Liz Mair resigned or was effectively fired by Scott Walker’s SuperPAC from her role as communications strategist after some controversial tweets came to light in which she trashed the Iowa caucus process and arguably Iowans. That her policy positions also were more liberal than Walker’s factored into the mix.
I wrote about this yesterday in explaining why I was Not outraged over Scott Walker and Liz Mair.
The reaction from much of the conservative media to Mair’s apparent firing was a full-blown freak out stoked, in part, by personal and professional friendships with Mair.

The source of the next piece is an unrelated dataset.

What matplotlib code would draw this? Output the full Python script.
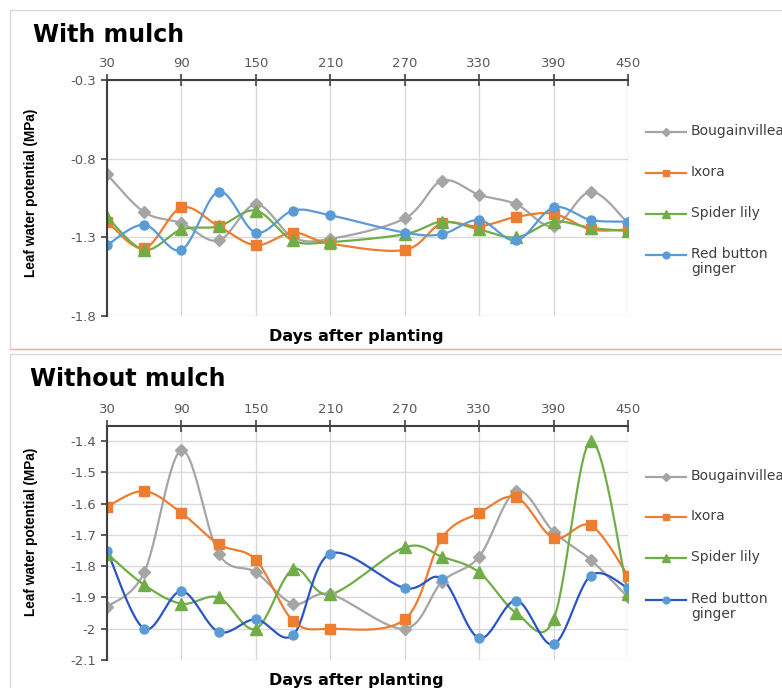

Hot Air’s Quotes of the Day yesterday is a compilation of conservative media trashing Walker over Mair, with some gloating by liberal media over the in-fighting. Twitchy has more reaction under the headline, Conservatives react to Liz Mair resignation: Is Scott Walker ‘ready for prime time’?
There is a consistent theme — that Walker has shown he is untrustworthy because he didn’t stand by Mair, that Walker is tough on the opposition but weak in defending friends, and that Walker has irreparably damaged his presidential candidate credentials in the process.
The concern trolling is intense, like this at Mediaite:
What happens when you hire a communications expert to help with outreach to prominent conservatives only to let her go because the fringes take issue with her? Wisconsin Gov. Scott Walker and his team are learning the hard way that it only serves to alienate those you need most….Indeed, by firing Liz Mair — yes, she “resigned” on her accord, but let’s call it what it is — Walker’s team undid the exact thing they set out to do by hiring her in the first place: Reach out to prominent conservatives and focus on expanding his message to a broader audience.Good luck recovering from that.
(Added) More high-level concern trolling from left-wing The Guardian in Britain, which of course only has the interests of conservatives in mind when it declares Walker all but dead in the water:
In a whirlwind 24 hours that saw him hire and then quickly lose a well-respected digital strategist, the Wisconsin governor and presidential contender Scott Walker went out of his way to appease Iowa Republicans – and in doing so may have damaged his role as a darling of the conservative media….No political operative or staffing decision can determine the fate of an entire campaign, but this kerfuffle may prove to deeply damage Walker. His entire brand has been built around his willingness to pick hard fights without blinking – even his campaign biography is titled “Unintimidated”. But giving in to [Jeff Kaufman, chair of the Republican party of Iowa] criticism undermines that strength and risks his looking like yet another pandering politician to fellow conservatives.
The conservative media reaction sounds to me like the liberal attack on Walker that he didn’t graduate college. It is the type of argument that works only within a certain bubble.
Walker has an explanation that makes perfect sense, If you’re on our team, ‘you need to respect the voters’:
Speaking in South Carolina Thursday, Wisconsin Gov. Scott Walker alluded indirectly to the recent departure of a communications aide he had brought onto his political team after she had drawn fire over tweets she sent about Iowa, an early presidential state.“One of my clear rules is, if you’re going to be on our team, whether on the paid staff or a volunteer, what I always say is you need to respect the voters,” Mr. Walker said in Greenville, the Milwaukee Journal Sentinel reported. “Because, really, if you think about campaigns, it’s not about the candidate or the staff. It’s about the voter. It’s about how to help people’s lives be better.“One of the things I’ve stressed … in the last few days as I’ve looked at the possibility of running is you have my firm commitment that I’m going to focus on making sure that the people on my team, should we go forward, are people who respect voters,” Mr. Walker continued.
This all may be terribly unfair to Mair. And I truly mean no disrespect by taking a contrarian view.
But the campaign is not about Mair, it’s about larger issues of changing the course of the country in ways that Walker has accomplished in Wisconsin. Walker needs to do a better job vetting new hires that keep consistent with his message and his strategy.
Voters should vote on Walker, not his staff.
Mair and her supporters have explanations for the tweets, just as Mitt Romney had an explanation for his 47% remark. None of them are persuasive in the context of a putative presidential campaign in which any Republican has to overcome decades of liberal media bias which has conditioned voters to believe that Republicans hate voters.
At CPAC in early March, Walker was a hero. Now Walker’s apparently a zero to much of conservative media.
Conservative media friends, you are wrong on this one.